Supreme Court of Washington, En Banc

September 26, 2013

In the Matter of the Personal Restraint of Dayva Cross, Petitioner

Argued June 25, 2009

Petition for certiorari filed at, 12/17/2014

James E. Lobsenz (of Carney Badley Spellman ), and Todd Maybrown (of Allen Hansen & Maybrown PS ), for petitioner.

Daniel T. Satterberg, Prosecuting Attorney, and Donald J. Raz, James M. Whisman, and Randi J. Austell, Deputies, for respondent.

David B. Zuckerman and Rita J. Griffith on behalf of Washington Association of Criminal Defense Lawyers, amicus curiae.

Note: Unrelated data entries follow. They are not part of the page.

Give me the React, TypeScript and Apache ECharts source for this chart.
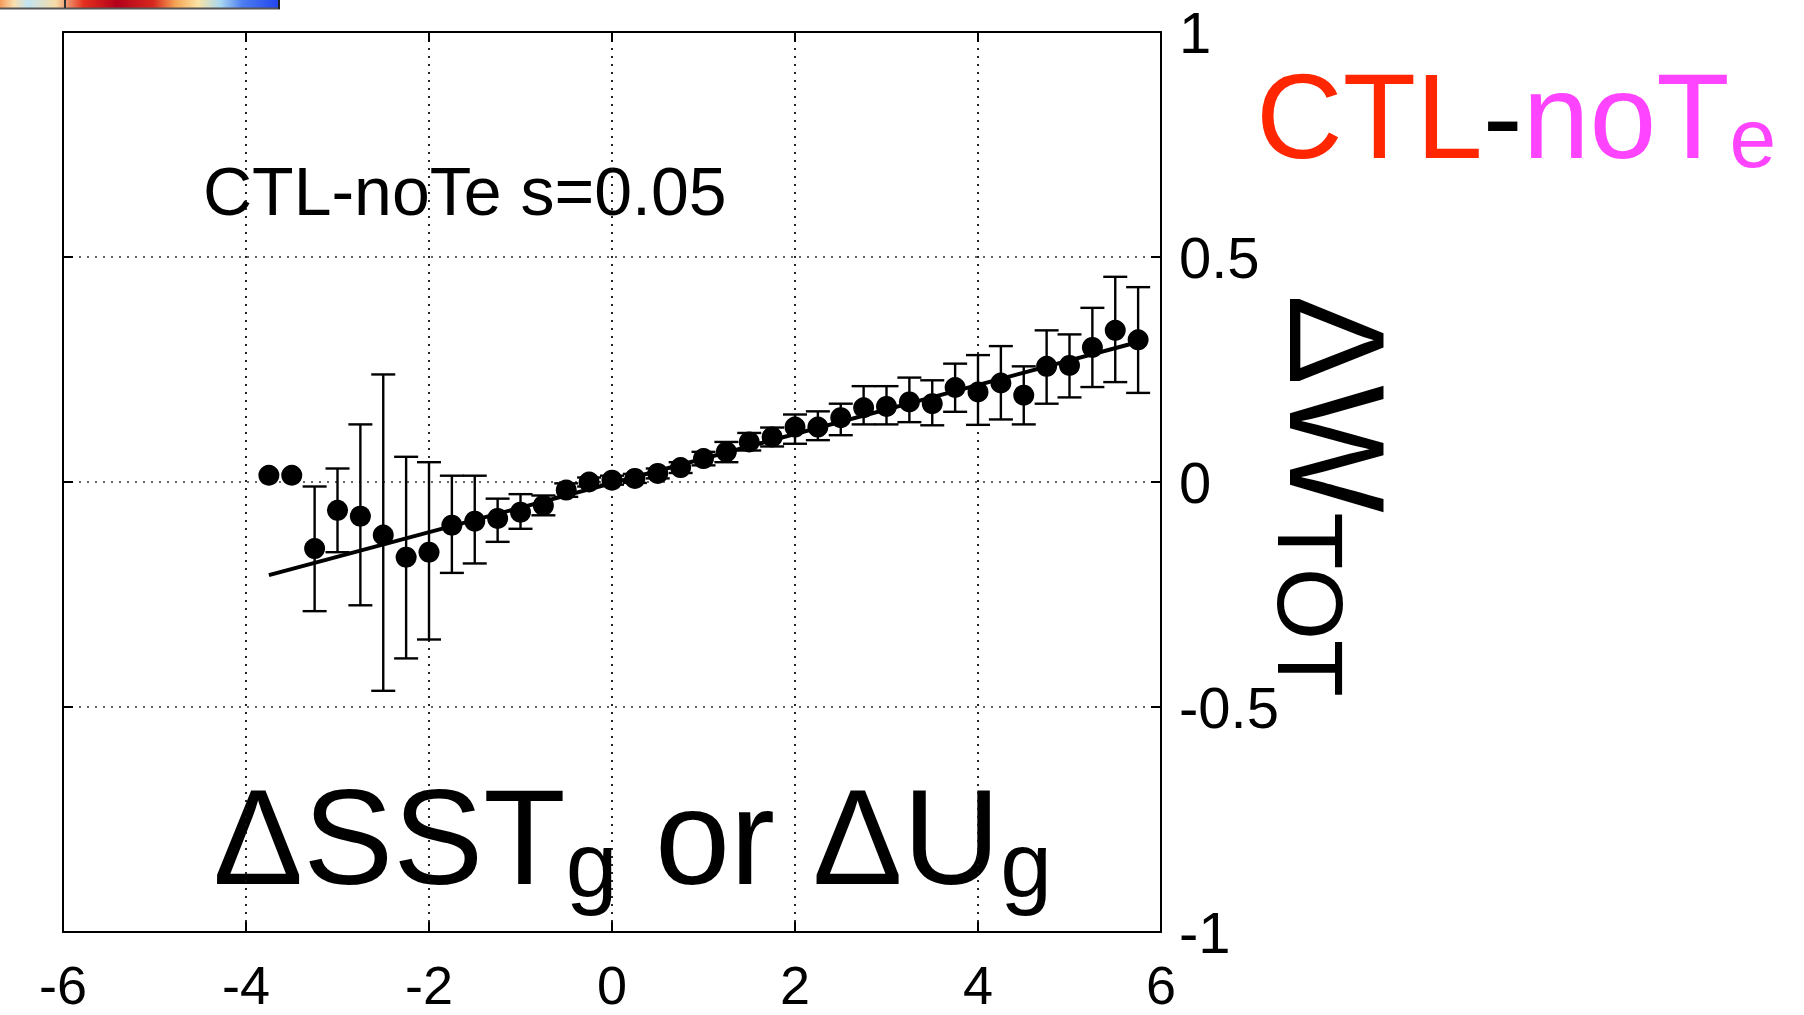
import React, { useEffect, useRef } from "react";
import * as echarts from "echarts";

// ---- data ----
const xValues = [
  -3.75, -3.5, -3.25, -3.0, -2.75, -2.5, -2.25, -2.0, -1.75, -1.5, -1.25, -1.0, -0.75,
  -0.5, -0.25, 0.0, 0.25, 0.5, 0.75, 1.0, 1.25, 1.5, 1.75, 2.0, 2.25, 2.5, 2.75, 3.0,
  3.25, 3.5, 3.75, 4.0, 4.25, 4.5, 4.75, 5.0, 5.25, 5.5, 5.75,
];
const meanValues = [
  0.015, 0.015, -0.148, -0.063, -0.076, -0.118, -0.167, -0.156, -0.096, -0.087, -0.081,
  -0.067, -0.052, -0.018, 0.0, 0.004, 0.008, 0.019, 0.032, 0.052, 0.067, 0.089, 0.1,
  0.122, 0.122, 0.143, 0.165, 0.168, 0.178, 0.174, 0.21, 0.2, 0.22, 0.193, 0.257, 0.259,
  0.299, 0.337, 0.316,
];
const lowValues = [
  null, null, -0.287, -0.156, -0.274, -0.464, -0.392, -0.35, -0.202, -0.181, -0.133,
  -0.104, -0.074, -0.033, -0.01, -0.006, -0.002, 0.008, 0.02, 0.037, 0.044, 0.07, 0.079,
  0.085, 0.093, 0.104, 0.128, 0.128, 0.133, 0.126, 0.156, 0.127, 0.139, 0.128, 0.174,
  0.188, 0.211, 0.222, 0.198,
];
const highValues = [
  null, null, -0.01, 0.03, 0.128, 0.239, 0.056, 0.044, 0.014, 0.014, -0.037, -0.027,
  -0.03, -0.003, 0.01, 0.014, 0.018, 0.03, 0.044, 0.067, 0.089, 0.109, 0.121, 0.15,
  0.157, 0.174, 0.213, 0.213, 0.232, 0.226, 0.263, 0.282, 0.302, 0.257, 0.337, 0.328,
  0.387, 0.456, 0.433,
];
const fitX = [-3.75, 5.75];
const fitY = [-0.207, 0.311];
const xTicks = [-6, -4, -2, 0, 2, 4, 6];
const yTicks = [-1, -0.5, 0, 0.5, 1];

const FONT = '"Liberation Sans", Arial, Helvetica, sans-serif';

let measureCtx: CanvasRenderingContext2D | null = null;
function measure(text: string, size: number): number {
  if (!measureCtx) {
    measureCtx = document.createElement("canvas").getContext("2d");
  }
  if (!measureCtx) return text.length * size * 0.55;
  measureCtx.font = `${size}px ${FONT}`;
  return measureCtx.measureText(text).width;
}

type Piece = { text: string; size: number; color: string; drop?: number };

// builds a run of text pieces on a common baseline (local y = 0)
function textRun(pieces: Piece[], x: number, y: number, rotation = 0) {
  let cx = 0;
  const children = pieces.map((p) => {
    const el = {
      type: "text",
      x: cx,
      y: (p.drop || 0) - 0.3465 * p.size,
      style: {
        text: p.text,
        font: `${p.size}px ${FONT}`,
        fill: p.color,
        align: "left",
        verticalAlign: "middle",
        textAlign: "left",
        textVerticalAlign: "middle",
      },
    };
    cx += measure(p.text, p.size);
    return el;
  });
  return { type: "group", x, y, rotation, children };
}

export default function App() {
  const ref = useRef<HTMLDivElement>(null);

  useEffect(() => {
    if (!ref.current) return;
    const chart = echarts.init(ref.current, undefined, { renderer: "svg" });

    const points = xValues.map((x, i) => [x, meanValues[i]]);
    const bars = xValues
      .map((x, i) => [x, lowValues[i], highValues[i]])
      .filter((r) => r[1] !== null && r[2] !== null);
    const fit = fitX.map((x, i) => [x, fitY[i]]);

    const dottedV = { color: "#111", width: 1.8, type: [2, 6] as number[] };
    const dottedH = { color: "#333", width: 1.6, type: [2, 6] as number[] };
    const frame = { color: "#000", width: 2 };

    const option: any = {
      animation: false,
      backgroundColor: "#fff",
      grid: { left: 63, right: 643, top: 32, bottom: 83, containLabel: false },
      xAxis: [
        {
          type: "value",
          position: "bottom",
          min: xTicks[0],
          max: xTicks[xTicks.length - 1],
          interval: 2,
          axisLine: { show: true, onZero: false, lineStyle: frame },
          axisTick: { show: true, inside: true, length: 10, lineStyle: frame },
          axisLabel: {
            show: true,
            fontSize: 54,
            lineHeight: 44,
            fontFamily: FONT,
            color: "#000",
            margin: 31,
          },
          splitLine: { show: true, lineStyle: dottedV },
        },
        {
          type: "value",
          position: "top",
          min: xTicks[0],
          max: xTicks[xTicks.length - 1],
          interval: 2,
          axisLine: { show: true, onZero: false, lineStyle: frame },
          axisTick: { show: true, inside: true, length: 10, lineStyle: frame },
          axisLabel: { show: false },
          splitLine: { show: false },
        },
      ],
      yAxis: [
        {
          type: "value",
          position: "right",
          min: yTicks[0],
          max: yTicks[yTicks.length - 1],
          interval: 0.5,
          axisLine: { show: true, onZero: false, lineStyle: frame },
          axisTick: { show: true, inside: true, length: 10, lineStyle: frame },
          axisLabel: {
            show: true,
            fontSize: 58,
            fontFamily: FONT,
            color: "#000",
            margin: 18,
          },
          splitLine: { show: true, lineStyle: dottedH },
        },
        {
          type: "value",
          position: "left",
          min: yTicks[0],
          max: yTicks[yTicks.length - 1],
          interval: 0.5,
          axisLine: { show: true, onZero: false, lineStyle: frame },
          axisTick: { show: true, inside: true, length: 10, lineStyle: frame },
          axisLabel: { show: false },
          splitLine: { show: false },
        },
      ],
      series: [
        {
          type: "custom",
          xAxisIndex: 0,
          yAxisIndex: 0,
          data: bars,
          encode: { x: 0, y: [1, 2] },
          z: 2,
          renderItem: (params: any, api: any) => {
            const x = api.value(0);
            const lo = api.coord([x, api.value(1)]);
            const hi = api.coord([x, api.value(2)]);
            const w = 12;
            const st = { stroke: "#000", lineWidth: 2.4 };
            return {
              type: "group",
              children: [
                { type: "line", shape: { x1: lo[0], y1: lo[1], x2: hi[0], y2: hi[1] }, style: st },
                { type: "line", shape: { x1: lo[0] - w, y1: lo[1], x2: lo[0] + w, y2: lo[1] }, style: st },
                { type: "line", shape: { x1: hi[0] - w, y1: hi[1], x2: hi[0] + w, y2: hi[1] }, style: st },
              ],
            };
          },
        },
        {
          type: "line",
          xAxisIndex: 0,
          yAxisIndex: 0,
          data: fit,
          symbol: "none",
          z: 3,
          lineStyle: { color: "#000", width: 4 },
        },
        {
          type: "scatter",
          xAxisIndex: 0,
          yAxisIndex: 0,
          data: points,
          symbol: "circle",
          symbolSize: 21,
          z: 4,
          itemStyle: { color: "#000", opacity: 1 },
        },
      ],
      graphic: [
        {
          type: "rect",
          shape: { x: 0, y: 0, width: 279, height: 8 },
          style: {
            fill: {
              type: "linear",
              x: 0,
              y: 0,
              x2: 1,
              y2: 0,
              colorStops: [
                { offset: 0, color: "#f39a5c" },
                { offset: 0.05, color: "#f9dfae" },
                { offset: 0.1, color: "#c2e4f3" },
                { offset: 0.2, color: "#f6dca6" },
                { offset: 0.3, color: "#e4301e" },
                { offset: 0.42, color: "#b3001b" },
                { offset: 0.55, color: "#d8281f" },
                { offset: 0.63, color: "#f4a655" },
                { offset: 0.71, color: "#fae3a4" },
                { offset: 0.79, color: "#a9d8f1" },
                { offset: 0.87, color: "#4c7cf0" },
                { offset: 1, color: "#2244ee" },
              ],
            },
          },
        },
        { type: "line", shape: { x1: 0, y1: 8.5, x2: 280, y2: 8.5 }, style: { stroke: "#555", lineWidth: 2 } },
        { type: "line", shape: { x1: 65, y1: 0, x2: 65, y2: 8 }, style: { stroke: "#333", lineWidth: 2 } },
        { type: "line", shape: { x1: 279, y1: 0, x2: 279, y2: 9 }, style: { stroke: "#222", lineWidth: 2 } },
        textRun(
          [
            { text: "CTL", size: 120, color: "#ff2600" },
            { text: "-", size: 120, color: "#000" },
            { text: "noT", size: 120, color: "#ff44ff" },
            { text: "e", size: 84, color: "#ff44ff", drop: 9 },
          ],
          1256,
          158
        ),
        textRun([{ text: "CTL-noTe s=0.05", size: 68, color: "#000" }], 203, 215),
        textRun(
          [
            { text: "ΔSST", size: 135, color: "#000" },
            { text: "g", size: 93, color: "#000", drop: 13 },
            { text: " or ΔU", size: 135, color: "#000" },
            { text: "g", size: 93, color: "#000", drop: 13 },
          ],
          213,
          884
        ),
        textRun(
          [
            { text: "ΔW", size: 135, color: "#000" },
            { text: "TOT", size: 93, color: "#000", drop: 12 },
          ],
          1290,
          295,
          -Math.PI / 2
        ),
      ],
    };

    chart.setOption(option);
    return () => chart.dispose();
  }, []);

  return (
    <div
      ref={ref}
      style={{ position: "absolute", left: 0, top: 0, width: 1804, height: 1015, background: "#fff" }}
    />
  );
}
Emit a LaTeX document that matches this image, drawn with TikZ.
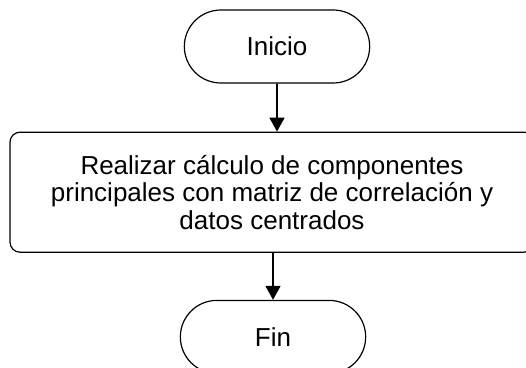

AUTHOR: Tom Chambers, Justice Pro Tem. WE CONCUR: Chief Justice Barbara A. Madsen, Justice Charles W. Johnson, Justice Susan Owens, Justice Mary E. Fairhurst, Justice James M. Johnson, Justice Debra L. Stephens, Gerry L. Alexander, Justice Pro Tem., Richard B. Sanders, Justice Pro Tem.

OPINION

Page 1187

Chambers, J.[*]

[178 Wn.2d 521] ¶ 1 Dayva Cross pleaded guilty to killing his wife and two of her three daughters in 2001 and was sentenced to death. State v. Cross, 156 Wn.2d 580, 592, 132 P.3d 80 (2006). We affirmed his sentence on direct review. Id. When Cross entered his plea he did so by what we commonly call an Alford [1] plea. In an Alford plea, the accused technically does not acknowledge guilt but concedes there is sufficient evidence to support a conviction. A judge may accept such a plea only if it is made voluntarily, competently, with an understanding of the nature of the charge and the consequences of the plea, and when the judge is satisfied that there is a factual basis for the plea. [178 Wn.2d 522] State v. A.N.J., 168 Wn.2d 91, 117, 225 P.3d 956 (2010) (citing In re Pers. Restraint of Mendoza Montoya, 109 Wn.2d 270, 277, 744 P.2d 340 (1987)); CrR 4.2(d). In his first personal restraint petition challenging the judgment and sentence, Cross contended, among other things, that an Alford plea is insufficient to support capital punishment and asked that we vacate his sentence and remand to the trial court with direction that the Alford plea be set aside, essentially rolling this case back to where it was in 2000. If Cross had prevailed on this issue, much of his personal restraint petition would have been mooted, so this court agreed to consider the issue separately. After oral argument we denied relief by order with opinion to follow. This is that opinion. We hold that a capital sentence can be predicated on an Alford plea and deny that portion of his personal restraint petition. The remaining issues will be disposed of by separate opinion.

Analysis

¶ 2 The character of the claimed error as constitutional or nonconstitutional would normally both structure our review and establish the petitioner's burden. At minimum, Cross must establish error and actual and substantial prejudice. In re Pers. Restraint of Cook, 114 Wn.2d 802, 810-12, 792 P.2d 506 (1990). The parties have elected not to discuss this character of the error and instead focus on the claimed error itself. Applying the minimum burden Cross must meet, we find no error and thus need not decide its character.

Page 1188

1. Common Law No-Contest Pleas

¶ 3 Essentially, Cross proposes a syllogism. At common law, a defendant could not plead no-contest to a capital charge. An Alford plea, he argues, is essentially a no-contest [178 Wn.2d 523] plea. Therefore, he concludes, ...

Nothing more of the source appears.